そこにも少年ハリウッドは切り込んでくる。
ハリウッド東京という聖地で、毎日のように公演をし、終了後はお見送り兼握手会がある。
それがだんだんと一般化し、メンバーにメールアドレスを渡し、簡単に付き合える、という幻想を抱いてしまう人も出てくる。
その中でシャチョウは握手会を中止し、街中での偶然の握手こそが重要だ、と原宿で、言うならばかくれんぼ的なイベントを行う。
(このイベントはメディアミックスとして実在する少年ハリウッドの公式ライバルグループ、ぜんハリが実際に行っていたそうで、そこもすごい)
街中で偶然出会うファンに、自然でいたメンバーがアイドルとしてスイッチオンする瞬間が、なんとも印象に残る。
例えば、本当は甘いものに興味がない末っ子メンバーのキラが、甘党のリーダー、マッキーについていっているところ。
彼らを見付けたファンはパブリックイメージで逆の印象を抱く。「マッキーやさしい!キラくんと一緒に並んであげてるんだー♥」と、勝手に解釈する。
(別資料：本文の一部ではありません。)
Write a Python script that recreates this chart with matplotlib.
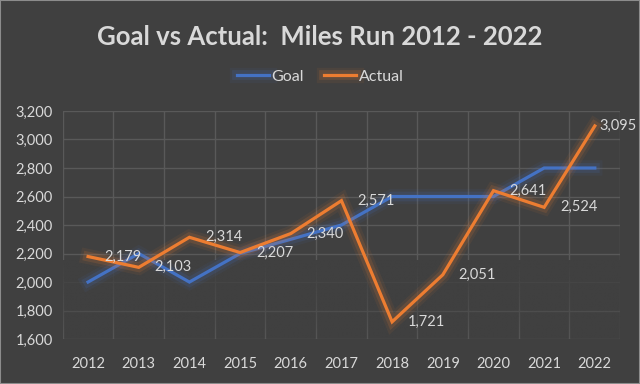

しかし瞬時に、二人はそれにこたえる。「僕、甘いのだーい好き♥」と元天才子役の末っ子、佐伯キラは笑う。
(彼の覚悟と振る舞いには個人的に山田涼介くんに近いものを感じる。自分の趣向と異なることも、すると決めて、運命を受け入れて、やりきろうとする)
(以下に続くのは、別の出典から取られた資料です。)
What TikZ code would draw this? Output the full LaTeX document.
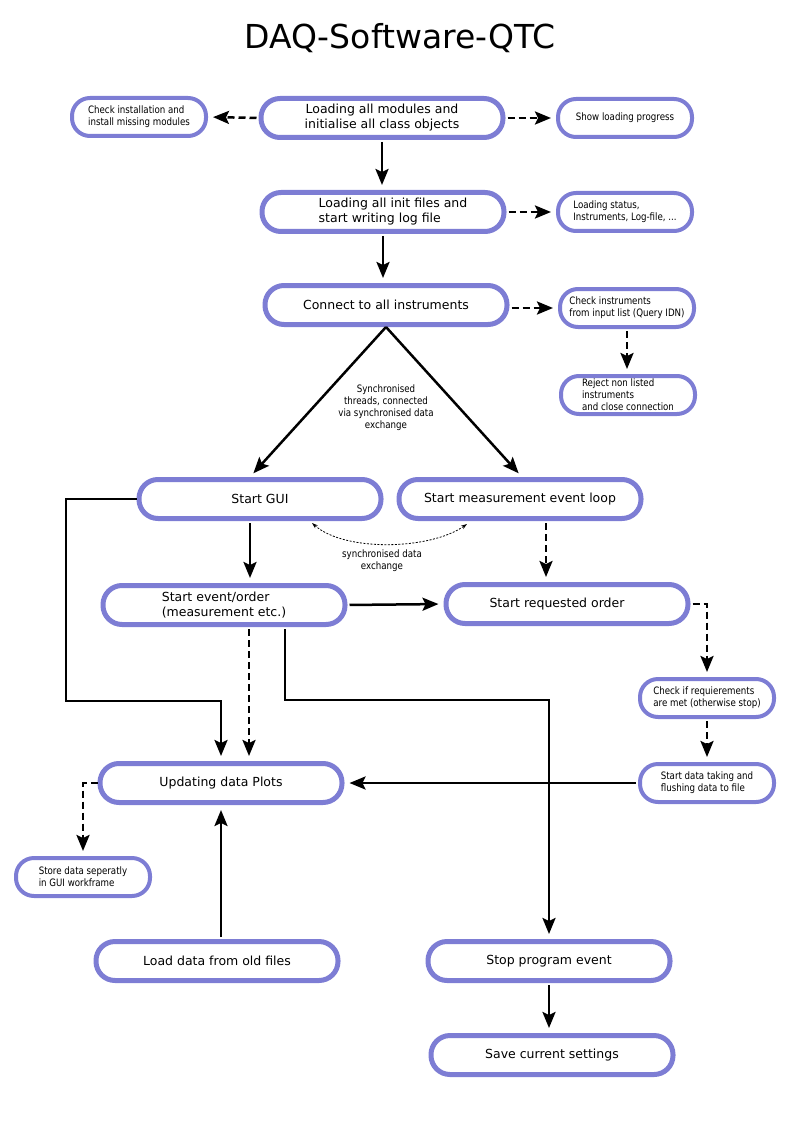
\documentclass[tikz,border=0pt]{standalone}
\usepackage{fontspec}
\setmainfont{DejaVu Sans}
\newfontfamily\condfont[FakeStretch=0.85]{DejaVu Sans}
\usetikzlibrary{arrows.meta,calc}
\definecolor{boxc}{RGB}{125,125,212}
\begin{document}
\begin{tikzpicture}[x=1pt,y=-1pt,
 big/.style={draw=boxc,line width=5pt,rounded corners=19pt,fill=white,minimum width=242pt,minimum height=39pt,align=center,font=\fontsize{12.5}{15}\selectfont,inner sep=0pt},
 small/.style={draw=boxc,line width=4pt,rounded corners=18pt,fill=white,minimum width=134pt,minimum height=38pt,align=left,font=\condfont\fontsize{10.2}{12}\selectfont,inner sep=0pt},
 arr/.style={line width=2.5pt,-{Stealth[length=16pt,width=13pt,inset=3pt]},shorten >=5pt,shorten <=2pt},
 darr/.style={arr,dash pattern=on 7pt off 4pt},
 lbl/.style={font=\condfont\fontsize{10.2}{12}\selectfont,align=center},
]
\useasboundingbox (0,0) rectangle (794,1123);
\node[font=\fontsize{33}{38}\selectfont] (title) at (400,38) {DAQ-Software-QTC};

\node[big] (B1) at (382,118) {Loading all modules and\\initialise all class objects};
\node[small] (B1L) at (139,117) {Check installation and\\install missing modules};
\node[small] (B1R) at (625,118) {Show loading progress};
\node[big,align=left] (B2) at (383,212) {\hspace*{20pt}Loading all init files and\\\hspace*{20pt}start writing log file};
\node[small] (B2R) at (625,212) {Loading status,\\Instruments, Log-file, ...};
\node[big] (B3) at (386,305) {Connect to all instruments};
\node[small] (B3R) at (627,308) {Check instruments\\from input list (Query IDN)};
\node[small] (B3RR) at (628,395) {Reject non listed\\instruments\\and close connection};
\node[lbl] (L1) at (386,408) {Synchronised\\threads, connected\\via synchronised data\\exchange};
\node[big] (B4) at (260,499) {Start GUI};
\node[big] (B5) at (520,499) {Start measurement event loop};
\node[lbl] (L2) at (382,561) {synchronised data\\exchange};
\node[big,align=left] (B6) at (224,605) {Start event/order\\(measurement etc.)};
\node[big] (B7) at (567,604) {Start requested order\hspace*{20pt}};
\node[small] (B8) at (707,698) {Check if requierements\\are met (otherwise stop)};
\node[small] (B9) at (707,783) {Start data taking and\\flushing data to file};
\node[big] (B10) at (221,783) {Updating data Plots};
\node[small] (B11) at (83,877) {Store data seperatly\\in GUI workframe};
\node[big] (B12) at (217,961) {Load data from old files};
\node[big] (B13) at (549,961) {Stop program event};
\node[big] (B14) at (552,1055) {Save current settings};

\coordinate (c1) at (66,701);
\coordinate (c2) at (400,700);

\draw[darr] (B1.west) -- (B1L.east);
\draw[darr] (B1.east) -- (B1R.west);
\draw[arr] (B1.south) -- (B1.south |- B2.north);
\draw[darr] (B2.east) -- (B2R.west);
\draw[arr] (B2.south) -- (B2.south |- B3.north);
\draw[darr] (B3.east |- B3R.west) -- (B3R.west);
\draw[darr] (B3R.south) -- (B3R.south |- B3RR.north);
\draw[arr,shorten <=0pt] (B3.south) -- ([xshift=-10pt]B4.north);
\draw[arr,shorten <=0pt] (B3.south) -- ([xshift=2pt]B5.north);
\draw[arr] ([xshift=-10pt]B4.south) -- ([xshift=-10pt]B4.south |- B6.north);
\draw[darr] ([xshift=26pt]B5.south) -- ([xshift=26pt]B5.south |- B7.north);
\draw[line width=0.8pt,dash pattern=on 2pt off 1.5pt,{Stealth[length=6pt,width=4pt]}-{Stealth[length=6pt,width=4pt]}]
  ([xshift=52pt,yshift=-2pt]B4.south) .. controls (345,552) and (430,550) .. ([xshift=-53pt,yshift=-3pt]B5.south);
\draw[arr] (B6.east) -- (B7.west);
\draw[darr] (B7.east) -| (B8.north);
\draw[darr] (B8.south) -- (B8.south |- B9.north);
\draw[arr] (B9.west) -- (B10.east);
\draw[arr,shorten <=0pt] (B4.west) -| (c1) -| (B10.north);
\draw[darr] ([xshift=25pt]B6.south) -- ([xshift=25pt]B6.south |- B10.north);
\draw[arr] ([xshift=61pt]B6.south) |- (c2) -| (B13.north);
\draw[darr,shorten <=0pt] (B10.west) -| (B11.north);
\draw[arr] (B12.north -| B10.south) -- (B10.south);
\draw[arr] (B13.south) -- (B13.south |- B14.north);
\end{tikzpicture}
\end{document}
また、イベントの趣旨に懐疑的な、一番アイドルから対局、そしてアーティストを目指す普通男子のシュンくんは、単独行動で裏原の服屋へ赴く。
好きな服を前にして、いーじゃん、なんて思いつつお財布事情からウインドウショッピングで終えようとしたところ、ファンに出会う。
「シュンシュンみーっけ!似合いそうー!!その服買うんですか?」キラキラした目でファンに見つめられ、その期待に応えようと、結局彼はその洋服を買う。
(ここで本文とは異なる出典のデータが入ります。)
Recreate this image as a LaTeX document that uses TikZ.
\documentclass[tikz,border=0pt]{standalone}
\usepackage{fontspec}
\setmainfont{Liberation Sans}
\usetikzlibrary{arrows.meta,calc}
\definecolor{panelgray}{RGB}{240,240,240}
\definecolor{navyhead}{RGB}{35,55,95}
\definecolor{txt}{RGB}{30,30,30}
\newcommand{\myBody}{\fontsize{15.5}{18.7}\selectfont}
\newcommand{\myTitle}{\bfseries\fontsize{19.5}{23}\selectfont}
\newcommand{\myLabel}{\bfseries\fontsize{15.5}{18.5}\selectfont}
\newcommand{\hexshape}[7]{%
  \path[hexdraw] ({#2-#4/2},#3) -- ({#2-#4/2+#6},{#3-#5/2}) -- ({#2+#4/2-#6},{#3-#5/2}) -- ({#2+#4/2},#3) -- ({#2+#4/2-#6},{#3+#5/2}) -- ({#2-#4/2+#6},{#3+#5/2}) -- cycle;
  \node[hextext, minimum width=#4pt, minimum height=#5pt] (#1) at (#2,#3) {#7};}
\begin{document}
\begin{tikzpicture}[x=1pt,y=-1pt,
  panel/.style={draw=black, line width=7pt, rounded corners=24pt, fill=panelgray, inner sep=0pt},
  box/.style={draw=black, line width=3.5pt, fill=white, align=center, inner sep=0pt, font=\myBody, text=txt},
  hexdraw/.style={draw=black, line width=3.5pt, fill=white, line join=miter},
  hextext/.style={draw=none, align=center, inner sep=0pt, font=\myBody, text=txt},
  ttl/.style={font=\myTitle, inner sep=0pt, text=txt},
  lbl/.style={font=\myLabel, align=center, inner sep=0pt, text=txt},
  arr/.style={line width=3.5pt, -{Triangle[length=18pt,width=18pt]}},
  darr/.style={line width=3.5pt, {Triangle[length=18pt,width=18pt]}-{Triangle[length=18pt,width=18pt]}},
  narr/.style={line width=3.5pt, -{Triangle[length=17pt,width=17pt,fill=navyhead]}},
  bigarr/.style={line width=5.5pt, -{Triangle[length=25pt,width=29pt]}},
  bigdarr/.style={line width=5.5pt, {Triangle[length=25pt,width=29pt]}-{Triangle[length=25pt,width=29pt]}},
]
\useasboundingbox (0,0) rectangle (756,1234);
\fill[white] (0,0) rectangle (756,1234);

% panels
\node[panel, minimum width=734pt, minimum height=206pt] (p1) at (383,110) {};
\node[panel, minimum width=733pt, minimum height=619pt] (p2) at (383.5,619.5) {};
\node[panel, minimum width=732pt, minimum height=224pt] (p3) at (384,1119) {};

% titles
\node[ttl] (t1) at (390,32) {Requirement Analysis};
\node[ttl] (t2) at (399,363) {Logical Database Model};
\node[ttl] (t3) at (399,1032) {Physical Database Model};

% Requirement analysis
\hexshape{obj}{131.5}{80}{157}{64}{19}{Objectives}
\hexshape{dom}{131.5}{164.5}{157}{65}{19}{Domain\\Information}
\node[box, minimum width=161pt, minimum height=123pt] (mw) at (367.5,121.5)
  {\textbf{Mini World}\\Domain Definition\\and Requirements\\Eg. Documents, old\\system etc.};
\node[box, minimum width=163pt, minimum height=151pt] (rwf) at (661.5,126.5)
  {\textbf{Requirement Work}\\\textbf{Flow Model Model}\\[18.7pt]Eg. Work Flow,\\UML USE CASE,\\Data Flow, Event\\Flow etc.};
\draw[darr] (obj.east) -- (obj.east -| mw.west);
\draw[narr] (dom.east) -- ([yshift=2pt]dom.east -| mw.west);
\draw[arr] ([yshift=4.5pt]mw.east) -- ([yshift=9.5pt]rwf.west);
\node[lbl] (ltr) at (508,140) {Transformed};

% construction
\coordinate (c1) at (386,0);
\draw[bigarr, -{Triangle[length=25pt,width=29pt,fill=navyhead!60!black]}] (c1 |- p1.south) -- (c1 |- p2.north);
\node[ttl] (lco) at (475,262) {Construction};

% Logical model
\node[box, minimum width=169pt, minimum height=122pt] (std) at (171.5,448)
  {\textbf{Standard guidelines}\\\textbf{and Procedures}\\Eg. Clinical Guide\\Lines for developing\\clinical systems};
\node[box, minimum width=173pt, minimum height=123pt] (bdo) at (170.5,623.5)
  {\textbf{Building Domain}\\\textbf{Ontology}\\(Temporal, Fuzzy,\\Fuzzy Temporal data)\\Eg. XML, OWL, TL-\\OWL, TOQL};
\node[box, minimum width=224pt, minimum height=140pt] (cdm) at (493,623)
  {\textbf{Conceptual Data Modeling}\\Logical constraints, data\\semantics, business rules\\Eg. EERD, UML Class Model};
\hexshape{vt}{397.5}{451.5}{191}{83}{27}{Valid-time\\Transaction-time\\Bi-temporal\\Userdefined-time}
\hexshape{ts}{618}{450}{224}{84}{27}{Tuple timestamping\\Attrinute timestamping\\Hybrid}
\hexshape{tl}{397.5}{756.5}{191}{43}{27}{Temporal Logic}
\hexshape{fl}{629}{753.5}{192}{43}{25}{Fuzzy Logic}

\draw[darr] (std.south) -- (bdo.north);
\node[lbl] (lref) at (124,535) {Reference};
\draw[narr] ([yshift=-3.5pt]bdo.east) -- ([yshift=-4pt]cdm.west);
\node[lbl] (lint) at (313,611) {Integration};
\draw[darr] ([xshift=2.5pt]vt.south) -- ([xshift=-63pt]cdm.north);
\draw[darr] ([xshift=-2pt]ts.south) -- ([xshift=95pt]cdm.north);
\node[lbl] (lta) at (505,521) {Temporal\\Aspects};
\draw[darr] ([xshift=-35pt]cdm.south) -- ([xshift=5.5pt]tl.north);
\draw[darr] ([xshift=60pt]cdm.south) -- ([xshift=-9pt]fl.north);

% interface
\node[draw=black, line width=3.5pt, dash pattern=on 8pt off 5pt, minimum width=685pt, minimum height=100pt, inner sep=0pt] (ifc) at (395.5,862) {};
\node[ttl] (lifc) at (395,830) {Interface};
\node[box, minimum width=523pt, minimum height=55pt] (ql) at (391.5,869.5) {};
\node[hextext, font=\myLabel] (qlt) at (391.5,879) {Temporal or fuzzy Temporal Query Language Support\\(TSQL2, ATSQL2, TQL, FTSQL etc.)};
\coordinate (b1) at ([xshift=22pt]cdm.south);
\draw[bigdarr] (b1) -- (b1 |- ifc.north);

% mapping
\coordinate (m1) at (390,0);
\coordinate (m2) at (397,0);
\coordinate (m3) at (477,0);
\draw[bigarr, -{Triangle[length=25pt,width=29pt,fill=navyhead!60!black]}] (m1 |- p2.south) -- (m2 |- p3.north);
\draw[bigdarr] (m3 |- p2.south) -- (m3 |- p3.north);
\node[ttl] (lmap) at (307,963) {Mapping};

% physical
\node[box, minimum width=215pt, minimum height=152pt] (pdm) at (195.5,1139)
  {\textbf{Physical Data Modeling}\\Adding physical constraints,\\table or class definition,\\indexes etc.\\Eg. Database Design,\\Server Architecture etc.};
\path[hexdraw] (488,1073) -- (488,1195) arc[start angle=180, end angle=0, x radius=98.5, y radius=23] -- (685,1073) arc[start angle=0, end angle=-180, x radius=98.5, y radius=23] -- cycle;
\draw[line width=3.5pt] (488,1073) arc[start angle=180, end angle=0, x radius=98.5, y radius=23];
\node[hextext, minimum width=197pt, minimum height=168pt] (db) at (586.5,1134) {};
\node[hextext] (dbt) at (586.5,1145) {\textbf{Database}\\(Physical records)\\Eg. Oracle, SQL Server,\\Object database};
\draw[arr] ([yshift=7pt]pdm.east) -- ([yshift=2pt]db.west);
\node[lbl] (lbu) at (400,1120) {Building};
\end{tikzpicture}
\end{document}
私は、これが彼の好きな服だっってところにきちんと本当が含まれていることもみそだと思う。すべてが嘘ではなく、本当を背伸びさせ、彼はアイドルとしての理想に応えるためにちゃんとカッコをつけるのだ。
みんな自分を少しだけ殺し、自分を待つ人に求められる姿を演じるのだ。
 
最後に無限の空っぽさを持つカケルは、夕暮れに一人のファンに出会う
彼女はカケルに会って大事そうに握手をして、そして、「握手なんて、できない位の人になってください」と言う。
握手なんてできない位、東京ドームを一杯にして、売れて、遠くに行って、今日の握手が特別なものになるような人になってください、と。
これってなかなか言えることではない。
前述のシャチョウの言葉の通り、ファンがアイドルに求めるものは矛盾だらけだ。
恋人のようでいてほしい—――でもそのためにきれいな所作をするには、実際の恋愛経験がなくちゃ無理なんじゃ?
そんな矛盾を無視して、アイドルなんだから恋愛したら自覚がない、と一刀両断してみたり。
もっと売れてほしい!と言いながら、箱が大きくなれば遠くに行ってしまった、と寂しがってみたり。
だって好きだから、求めてしまうから。言いたいことを100人が100通りで言ってくる。もうめちゃくちゃなわけだ。
それなのに、彼女は遠くに行くことで今日が特別になる、という。これを言えるファンの彼女に、幸せになってほしい、と胸を締め付けられる。
 
長く書きすぎてしまったが、すこしでも多くの人に少年ハリウッドを見るきっかけになればと思う。
それはきっと、アイドルや、何か煌めくものがすきな人であれば、貴方の好きなその人を見る目が、さらに深まるきっかけになるに違いないから。